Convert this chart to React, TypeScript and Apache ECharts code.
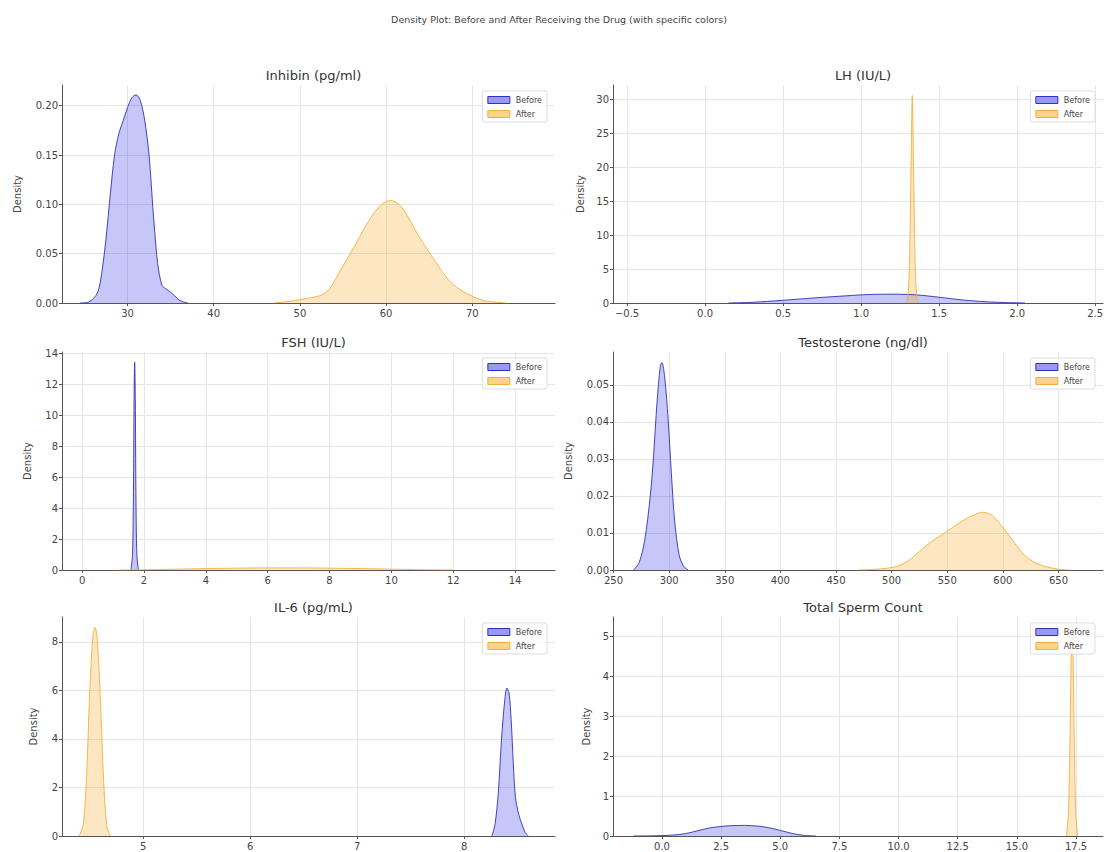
import React, { useEffect, useRef } from "react";
import * as echarts from "echarts";

// ---------- data ----------
const panelTitles = ["Inhibin (pg/ml)", "LH (IU/L)", "FSH (IU/L)", "Testosterone (ng/dl)", "IL-6 (pg/mL)", "Total Sperm Count"];
const seriesNames = ["Before", "After"];

const inhibinBeforeX = [24.5, 25.5, 26.5, 27, 27.5, 28, 28.5, 29, 29.5, 30, 30.5, 31, 31.5, 32, 32.5, 33, 33.5, 34, 34.5, 35, 35.5, 36, 36.5, 37];
const inhibinBeforeY = [0, 0.001, 0.01, 0.03, 0.065, 0.11, 0.15, 0.172, 0.185, 0.198, 0.208, 0.211, 0.205, 0.185, 0.15, 0.09, 0.04, 0.018, 0.014, 0.011, 0.007, 0.003, 0.001, 0];
const inhibinAfterX = [47, 49, 51, 52.5, 53.5, 54.5, 55.5, 56.5, 57.5, 58.5, 59.5, 60.5, 61.5, 62.5, 63.5, 64.5, 65.5, 66.5, 67.5, 68.5, 69.5, 70.5, 71.5, 72.5, 74];
const inhibinAfterY = [0, 0.002, 0.005, 0.008, 0.015, 0.03, 0.045, 0.06, 0.076, 0.09, 0.1, 0.104, 0.1, 0.088, 0.072, 0.058, 0.045, 0.032, 0.021, 0.014, 0.009, 0.005, 0.002, 0.001, 0];

const lhBeforeX = [0.15, 0.3, 0.5, 0.7, 0.9, 1.05, 1.2, 1.35, 1.5, 1.65, 1.8, 1.95, 2.05];
const lhBeforeY = [0, 0.1, 0.4, 0.75, 1.05, 1.25, 1.3, 1.2, 0.85, 0.45, 0.18, 0.05, 0];
const lhAfterX = [1.29, 1.3, 1.31, 1.32, 1.328, 1.336, 1.346, 1.356, 1.366];
const lhAfterY = [0, 1, 6, 20, 30.5, 20, 6, 1, 0];

const fshBeforeX = [1.58, 1.63, 1.66, 1.68, 1.7, 1.72, 1.74, 1.77, 1.82];
const fshBeforeY = [0, 1, 5, 11, 13.4, 11, 5, 1, 0];
const fshAfterX = [1.2, 2, 3, 4, 5, 6, 7, 8, 9, 10, 11, 12];
const fshAfterY = [0, 0.015, 0.05, 0.09, 0.12, 0.135, 0.135, 0.12, 0.09, 0.055, 0.02, 0];

const testBeforeX = [268, 273, 278, 283, 286, 289, 292, 293.5, 296, 299, 302, 305, 309, 313, 317];
const testBeforeY = [0, 0.002, 0.008, 0.02, 0.031, 0.045, 0.055, 0.056, 0.052, 0.041, 0.026, 0.013, 0.004, 0.001, 0];
const testAfterX = [470, 490, 505, 515, 525, 535, 545, 555, 565, 575, 582, 590, 600, 610, 620, 630, 640, 650, 660];
const testAfterY = [0, 0.0003, 0.001, 0.0025, 0.005, 0.0075, 0.0095, 0.0115, 0.0135, 0.015, 0.0156, 0.0148, 0.0115, 0.0075, 0.0038, 0.0018, 0.0008, 0.0002, 0];

const il6BeforeX = [8.26, 8.29, 8.32, 8.35, 8.38, 8.4, 8.42, 8.44, 8.46, 8.48, 8.51, 8.54, 8.57, 8.6];
const il6BeforeY = [0, 0.5, 1.8, 4, 5.6, 6.1, 5.9, 4.8, 3, 1.6, 0.9, 0.5, 0.15, 0];
const il6AfterX = [4.4, 4.44, 4.47, 4.5, 4.53, 4.55, 4.57, 4.6, 4.63, 4.66, 4.69];
const il6AfterY = [0, 0.5, 2.5, 6, 8.3, 8.6, 8.1, 5.5, 2.2, 0.4, 0];

const spermBeforeX = [-1.2, -0.5, 0, 0.5, 1, 1.5, 2, 2.5, 3, 3.5, 4, 4.5, 5, 5.5, 6, 6.5];
const spermBeforeY = [0, 0.003, 0.01, 0.025, 0.06, 0.13, 0.2, 0.24, 0.26, 0.265, 0.25, 0.21, 0.14, 0.065, 0.015, 0];
const spermAfterX = [17.1, 17.18, 17.24, 17.29, 17.33, 17.37, 17.42, 17.48, 17.56];
const spermAfterY = [0, 0.6, 2.2, 4.3, 5.2, 4.6, 2.6, 0.7, 0];

// tick labels / axis ranges
const inhibinXTicks = [30, 40, 50, 60, 70];
const inhibinYTicks = [0, 0.05, 0.1, 0.15, 0.2];
const lhXTicks = [-0.5, 0, 0.5, 1, 1.5, 2, 2.5];
const lhYTicks = [0, 5, 10, 15, 20, 25, 30];
const fshXTicks = [0, 2, 4, 6, 8, 10, 12, 14];
const fshYTicks = [0, 2, 4, 6, 8, 10, 12, 14];
const testXTicks = [250, 300, 350, 400, 450, 500, 550, 600, 650];
const testYTicks = [0, 0.01, 0.02, 0.03, 0.04, 0.05];
const il6XTicks = [5, 6, 7, 8];
const il6YTicks = [0, 2, 4, 6, 8];
const spermXTicks = [0, 2.5, 5, 7.5, 10, 12.5, 15, 17.5];
const spermYTicks = [0, 1, 2, 3, 4, 5];

const xRanges = [[22.4, 79.6], [-0.59, 2.55], [-0.65, 15.29], [249.5, 690], [4.24, 8.85], [-2.07, 18.64]];
const yMaxes = [0.221, 32.06, 14.07, 0.0589, 9.03, 5.48];

// ---------- layout / style ----------
const FONT = "DejaVu Sans, sans-serif";
const BLUE_FILL = "rgba(60, 60, 235, 0.42)";
const BLUE_LINE = "rgba(40, 40, 170, 0.85)";
const ORANGE_FILL = "rgba(250, 180, 60, 0.45)";
const ORANGE_LINE = "rgba(245, 175, 60, 0.9)";

const gridRects = [
  { left: 62, top: 85, width: 493, height: 218 },
  { left: 613, top: 85, width: 490, height: 218 },
  { left: 62, top: 352, width: 493, height: 218 },
  { left: 613, top: 352, width: 490, height: 218 },
  { left: 62, top: 617, width: 493, height: 219 },
  { left: 613, top: 617, width: 490, height: 219 },
];
const nameGaps = [40, 28, 30, 40, 24, 22];

const minus = (s: string) => s.replace("-", "\u2212");
const fmt2 = (v: number) => minus(v.toFixed(2));
const fmt1 = (v: number) => minus(v.toFixed(1));
const fmt0 = (v: number) => minus(String(Math.round(v)));

const panels = [
  { before: [inhibinBeforeX, inhibinBeforeY], after: [inhibinAfterX, inhibinAfterY], xt: inhibinXTicks, yt: inhibinYTicks, xf: fmt0, yf: fmt2 },
  { before: [lhBeforeX, lhBeforeY], after: [lhAfterX, lhAfterY], xt: lhXTicks, yt: lhYTicks, xf: fmt1, yf: fmt0 },
  { before: [fshBeforeX, fshBeforeY], after: [fshAfterX, fshAfterY], xt: fshXTicks, yt: fshYTicks, xf: fmt0, yf: fmt0 },
  { before: [testBeforeX, testBeforeY], after: [testAfterX, testAfterY], xt: testXTicks, yt: testYTicks, xf: fmt0, yf: fmt2 },
  { before: [il6BeforeX, il6BeforeY], after: [il6AfterX, il6AfterY], xt: il6XTicks, yt: il6YTicks, xf: fmt0, yf: fmt0 },
  { before: [spermBeforeX, spermBeforeY], after: [spermAfterX, spermAfterY], xt: spermXTicks, yt: spermYTicks, xf: fmt1, yf: fmt0 },
];

const zip = (xs: number[], ys: number[]) => xs.map((x, i) => [x, ys[i]]);

function buildOption() {
  const grid: any[] = [];
  const xAxis: any[] = [];
  const yAxis: any[] = [];
  const series: any[] = [];
  const legend: any[] = [];
  const title: any[] = [
    {
      text: "Density Plot: Before and After Receiving the Drug (with specific colors)",
      left: 554,
      textAlign: "center",
      top: 9,
      textStyle: { fontSize: 9.5, fontWeight: "normal", color: "#444", fontFamily: FONT },
    },
  ];

  panels.forEach((p, i) => {
    const g = gridRects[i];
    grid.push({ ...g, containLabel: false });
    title.push({
      text: panelTitles[i],
      left: g.left + g.width / 2,
      textAlign: "center",
      top: g.top - 21,
      textStyle: { fontSize: 13, fontWeight: "normal", color: "#333", fontFamily: FONT },
    });
    const axisCommon = {
      axisLine: { show: true, onZero: false, lineStyle: { color: "#555", width: 1 } },
      splitLine: { show: true, lineStyle: { color: "#e6e6e6", width: 1 } },
    };
    xAxis.push({
      type: "value",
      gridIndex: i,
      min: xRanges[i][0],
      max: xRanges[i][1],
      ...axisCommon,
      axisTick: { show: true, length: 3, customValues: p.xt, lineStyle: { color: "#555" } },
      axisLabel: { customValues: p.xt, formatter: p.xf, fontSize: 10, color: "#444", margin: 5, fontFamily: FONT },
    });
    yAxis.push({
      type: "value",
      gridIndex: i,
      min: 0,
      max: yMaxes[i],
      name: "Density",
      nameLocation: "middle",
      nameGap: nameGaps[i],
      nameTextStyle: { fontSize: 10, color: "#444", fontFamily: FONT },
      ...axisCommon,
      axisTick: { show: true, length: 3, customValues: p.yt, lineStyle: { color: "#555" } },
      axisLabel: { customValues: p.yt, formatter: p.yf, fontSize: 10, color: "#444", margin: 4, fontFamily: FONT },
    });
    series.push({
      name: seriesNames[0],
      type: "line",
      xAxisIndex: i,
      yAxisIndex: i,
      data: zip(p.before[0], p.before[1]),
      smooth: 0.3,
      showSymbol: false,
      symbol: "none",
      lineStyle: { color: BLUE_LINE, width: 1 },
      itemStyle: { color: BLUE_FILL },
      areaStyle: { color: BLUE_FILL, origin: "start" },
      z: 2,
    });
    series.push({
      name: seriesNames[1],
      type: "line",
      xAxisIndex: i,
      yAxisIndex: i,
      data: zip(p.after[0], p.after[1]),
      smooth: 0.3,
      showSymbol: false,
      symbol: "none",
      lineStyle: { color: ORANGE_LINE, width: 1 },
      itemStyle: { color: ORANGE_FILL },
      areaStyle: { color: ORANGE_FILL, origin: "start" },
      z: 2,
    });
    const right = 1108 - (g.left + g.width) + 8;
    legend.push({
      orient: "vertical",
      right,
      top: g.top + 6,
      icon: "rect",
      itemWidth: 22,
      itemHeight: 7,
      itemGap: 6,
      padding: [5, 5, 4, 5],
      backgroundColor: "rgba(255,255,255,0.8)",
      borderColor: "#dddddd",
      borderWidth: 1,
      borderRadius: 2,
      selectedMode: false,
      z: 10,
      textStyle: { fontSize: 8, color: "#444", fontFamily: FONT, padding: [0, 0, 0, 1] },
      data: [
        { name: "Before", itemStyle: { color: "rgba(120,120,240,0.75)", borderColor: "#3030c0", borderWidth: 1 } },
        { name: "After", itemStyle: { color: "rgba(250,200,110,0.8)", borderColor: "#f0b040", borderWidth: 1 } },
      ],
    });
  });

  return { animation: false, backgroundColor: "#ffffff", title, grid, xAxis, yAxis, series, legend };
}

export default function App() {
  const ref = useRef<HTMLDivElement>(null);
  useEffect(() => {
    if (!ref.current) return;
    const chart = echarts.init(ref.current, undefined, { renderer: "svg" });
    chart.setOption(buildOption() as any);
    return () => chart.dispose();
  }, []);
  return <div ref={ref} style={{ position: "fixed", left: 0, top: 0, width: 1108, height: 852, background: "#fff" }} />;
}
--------------------
- Goal of the exercise
Report how many lines in the listing above include the word "React". Give nothing but the number.

- Task output
2